--- begin ---

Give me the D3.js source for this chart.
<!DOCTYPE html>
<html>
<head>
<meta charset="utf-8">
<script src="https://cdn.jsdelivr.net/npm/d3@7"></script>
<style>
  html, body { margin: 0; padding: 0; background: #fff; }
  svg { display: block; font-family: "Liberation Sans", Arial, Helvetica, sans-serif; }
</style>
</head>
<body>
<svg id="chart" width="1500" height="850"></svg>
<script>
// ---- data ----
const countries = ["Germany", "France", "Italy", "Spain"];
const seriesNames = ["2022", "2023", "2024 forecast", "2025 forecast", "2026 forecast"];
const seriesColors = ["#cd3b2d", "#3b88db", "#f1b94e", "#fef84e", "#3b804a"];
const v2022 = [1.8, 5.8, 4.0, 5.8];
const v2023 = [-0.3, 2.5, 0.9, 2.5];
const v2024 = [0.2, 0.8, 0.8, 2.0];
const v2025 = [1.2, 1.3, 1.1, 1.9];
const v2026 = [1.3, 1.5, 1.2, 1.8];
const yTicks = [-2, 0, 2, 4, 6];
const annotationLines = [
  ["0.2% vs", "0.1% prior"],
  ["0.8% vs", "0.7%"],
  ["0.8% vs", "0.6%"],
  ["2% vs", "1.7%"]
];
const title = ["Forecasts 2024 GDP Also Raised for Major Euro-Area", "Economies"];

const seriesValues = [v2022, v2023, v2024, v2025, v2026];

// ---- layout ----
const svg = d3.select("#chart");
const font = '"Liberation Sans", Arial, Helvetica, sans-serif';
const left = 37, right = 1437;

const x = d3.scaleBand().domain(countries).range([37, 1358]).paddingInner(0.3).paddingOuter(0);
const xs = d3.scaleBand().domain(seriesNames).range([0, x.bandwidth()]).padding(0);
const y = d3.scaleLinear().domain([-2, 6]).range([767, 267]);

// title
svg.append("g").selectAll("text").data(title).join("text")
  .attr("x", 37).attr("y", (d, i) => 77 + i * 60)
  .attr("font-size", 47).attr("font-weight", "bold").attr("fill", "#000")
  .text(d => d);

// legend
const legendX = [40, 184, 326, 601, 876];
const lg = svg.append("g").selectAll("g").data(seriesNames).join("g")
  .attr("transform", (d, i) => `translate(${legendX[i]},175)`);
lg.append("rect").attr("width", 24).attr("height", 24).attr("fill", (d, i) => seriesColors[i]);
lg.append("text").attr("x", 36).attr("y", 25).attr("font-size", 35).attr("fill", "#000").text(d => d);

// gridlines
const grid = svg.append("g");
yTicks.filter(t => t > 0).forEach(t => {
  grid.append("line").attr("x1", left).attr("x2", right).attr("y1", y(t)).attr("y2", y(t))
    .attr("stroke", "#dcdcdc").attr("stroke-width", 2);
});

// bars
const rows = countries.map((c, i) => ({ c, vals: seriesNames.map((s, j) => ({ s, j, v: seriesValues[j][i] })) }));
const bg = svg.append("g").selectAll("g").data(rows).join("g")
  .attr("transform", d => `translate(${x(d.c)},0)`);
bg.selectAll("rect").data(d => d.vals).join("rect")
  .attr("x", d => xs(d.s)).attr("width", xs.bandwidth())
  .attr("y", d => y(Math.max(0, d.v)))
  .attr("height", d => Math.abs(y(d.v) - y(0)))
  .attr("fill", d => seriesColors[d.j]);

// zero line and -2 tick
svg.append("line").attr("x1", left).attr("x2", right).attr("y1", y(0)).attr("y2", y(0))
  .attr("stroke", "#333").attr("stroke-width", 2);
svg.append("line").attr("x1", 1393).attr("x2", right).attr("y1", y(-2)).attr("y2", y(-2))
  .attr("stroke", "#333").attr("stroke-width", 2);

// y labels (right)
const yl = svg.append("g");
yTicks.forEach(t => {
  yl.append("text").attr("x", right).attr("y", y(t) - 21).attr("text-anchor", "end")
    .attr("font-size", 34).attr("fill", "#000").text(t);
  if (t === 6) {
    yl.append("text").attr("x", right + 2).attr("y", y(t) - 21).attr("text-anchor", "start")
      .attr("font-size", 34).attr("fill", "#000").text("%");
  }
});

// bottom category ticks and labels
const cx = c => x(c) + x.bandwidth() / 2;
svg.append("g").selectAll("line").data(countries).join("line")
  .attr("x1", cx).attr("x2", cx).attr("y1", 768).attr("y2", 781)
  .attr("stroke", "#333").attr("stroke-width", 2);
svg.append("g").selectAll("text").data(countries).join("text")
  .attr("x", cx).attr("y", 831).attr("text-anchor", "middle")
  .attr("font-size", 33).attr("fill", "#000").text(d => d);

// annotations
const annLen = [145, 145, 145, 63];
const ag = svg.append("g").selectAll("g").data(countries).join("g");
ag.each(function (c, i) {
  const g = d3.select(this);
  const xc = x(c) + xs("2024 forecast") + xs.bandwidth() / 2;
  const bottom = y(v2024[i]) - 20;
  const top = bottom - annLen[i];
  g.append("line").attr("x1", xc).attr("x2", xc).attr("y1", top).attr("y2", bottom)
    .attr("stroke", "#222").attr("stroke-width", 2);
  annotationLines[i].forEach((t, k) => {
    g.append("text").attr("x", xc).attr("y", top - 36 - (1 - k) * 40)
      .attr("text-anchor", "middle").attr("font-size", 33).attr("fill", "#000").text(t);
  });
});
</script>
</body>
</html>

--- end ---

Extract the listing in its entirety, matching it exactly.

Give me the D3.js source for this chart.
<!DOCTYPE html>
<html>
<head>
<meta charset="utf-8">
<script src="https://cdn.jsdelivr.net/npm/d3@7"></script>
<style>
  html, body { margin: 0; padding: 0; background: #fff; }
  svg { display: block; font-family: "Liberation Sans", Arial, Helvetica, sans-serif; }
</style>
</head>
<body>
<svg id="chart" width="1500" height="850"></svg>
<script>
// ---- data ----
const countries = ["Germany", "France", "Italy", "Spain"];
const seriesNames = ["2022", "2023", "2024 forecast", "2025 forecast", "2026 forecast"];
const seriesColors = ["#cd3b2d", "#3b88db", "#f1b94e", "#fef84e", "#3b804a"];
const v2022 = [1.8, 5.8, 4.0, 5.8];
const v2023 = [-0.3, 2.5, 0.9, 2.5];
const v2024 = [0.2, 0.8, 0.8, 2.0];
const v2025 = [1.2, 1.3, 1.1, 1.9];
const v2026 = [1.3, 1.5, 1.2, 1.8];
const yTicks = [-2, 0, 2, 4, 6];
const annotationLines = [
  ["0.2% vs", "0.1% prior"],
  ["0.8% vs", "0.7%"],
  ["0.8% vs", "0.6%"],
  ["2% vs", "1.7%"]
];
const title = ["Forecasts 2024 GDP Also Raised for Major Euro-Area", "Economies"];

const seriesValues = [v2022, v2023, v2024, v2025, v2026];

// ---- layout ----
const svg = d3.select("#chart");
const font = '"Liberation Sans", Arial, Helvetica, sans-serif';
const left = 37, right = 1437;

const x = d3.scaleBand().domain(countries).range([37, 1358]).paddingInner(0.3).paddingOuter(0);
const xs = d3.scaleBand().domain(seriesNames).range([0, x.bandwidth()]).padding(0);
const y = d3.scaleLinear().domain([-2, 6]).range([767, 267]);

// title
svg.append("g").selectAll("text").data(title).join("text")
  .attr("x", 37).attr("y", (d, i) => 77 + i * 60)
  .attr("font-size", 47).attr("font-weight", "bold").attr("fill", "#000")
  .text(d => d);

// legend
const legendX = [40, 184, 326, 601, 876];
const lg = svg.append("g").selectAll("g").data(seriesNames).join("g")
  .attr("transform", (d, i) => `translate(${legendX[i]},175)`);
lg.append("rect").attr("width", 24).attr("height", 24).attr("fill", (d, i) => seriesColors[i]);
lg.append("text").attr("x", 36).attr("y", 25).attr("font-size", 35).attr("fill", "#000").text(d => d);

// gridlines
const grid = svg.append("g");
yTicks.filter(t => t > 0).forEach(t => {
  grid.append("line").attr("x1", left).attr("x2", right).attr("y1", y(t)).attr("y2", y(t))
    .attr("stroke", "#dcdcdc").attr("stroke-width", 2);
});

// bars
const rows = countries.map((c, i) => ({ c, vals: seriesNames.map((s, j) => ({ s, j, v: seriesValues[j][i] })) }));
const bg = svg.append("g").selectAll("g").data(rows).join("g")
  .attr("transform", d => `translate(${x(d.c)},0)`);
bg.selectAll("rect").data(d => d.vals).join("rect")
  .attr("x", d => xs(d.s)).attr("width", xs.bandwidth())
  .attr("y", d => y(Math.max(0, d.v)))
  .attr("height", d => Math.abs(y(d.v) - y(0)))
  .attr("fill", d => seriesColors[d.j]);

// zero line and -2 tick
svg.append("line").attr("x1", left).attr("x2", right).attr("y1", y(0)).attr("y2", y(0))
  .attr("stroke", "#333").attr("stroke-width", 2);
svg.append("line").attr("x1", 1393).attr("x2", right).attr("y1", y(-2)).attr("y2", y(-2))
  .attr("stroke", "#333").attr("stroke-width", 2);

// y labels (right)
const yl = svg.append("g");
yTicks.forEach(t => {
  yl.append("text").attr("x", right).attr("y", y(t) - 21).attr("text-anchor", "end")
    .attr("font-size", 34).attr("fill", "#000").text(t);
  if (t === 6) {
    yl.append("text").attr("x", right + 2).attr("y", y(t) - 21).attr("text-anchor", "start")
      .attr("font-size", 34).attr("fill", "#000").text("%");
  }
});

// bottom category ticks and labels
const cx = c => x(c) + x.bandwidth() / 2;
svg.append("g").selectAll("line").data(countries).join("line")
  .attr("x1", cx).attr("x2", cx).attr("y1", 768).attr("y2", 781)
  .attr("stroke", "#333").attr("stroke-width", 2);
svg.append("g").selectAll("text").data(countries).join("text")
  .attr("x", cx).attr("y", 831).attr("text-anchor", "middle")
  .attr("font-size", 33).attr("fill", "#000").text(d => d);

// annotations
const annLen = [145, 145, 145, 63];
const ag = svg.append("g").selectAll("g").data(countries).join("g");
ag.each(function (c, i) {
  const g = d3.select(this);
  const xc = x(c) + xs("2024 forecast") + xs.bandwidth() / 2;
  const bottom = y(v2024[i]) - 20;
  const top = bottom - annLen[i];
  g.append("line").attr("x1", xc).attr("x2", xc).attr("y1", top).attr("y2", bottom)
    .attr("stroke", "#222").attr("stroke-width", 2);
  annotationLines[i].forEach((t, k) => {
    g.append("text").attr("x", xc).attr("y", top - 36 - (1 - k) * 40)
      .attr("text-anchor", "middle").attr("font-size", 33).attr("fill", "#000").text(t);
  });
});
</script>
</body>
</html>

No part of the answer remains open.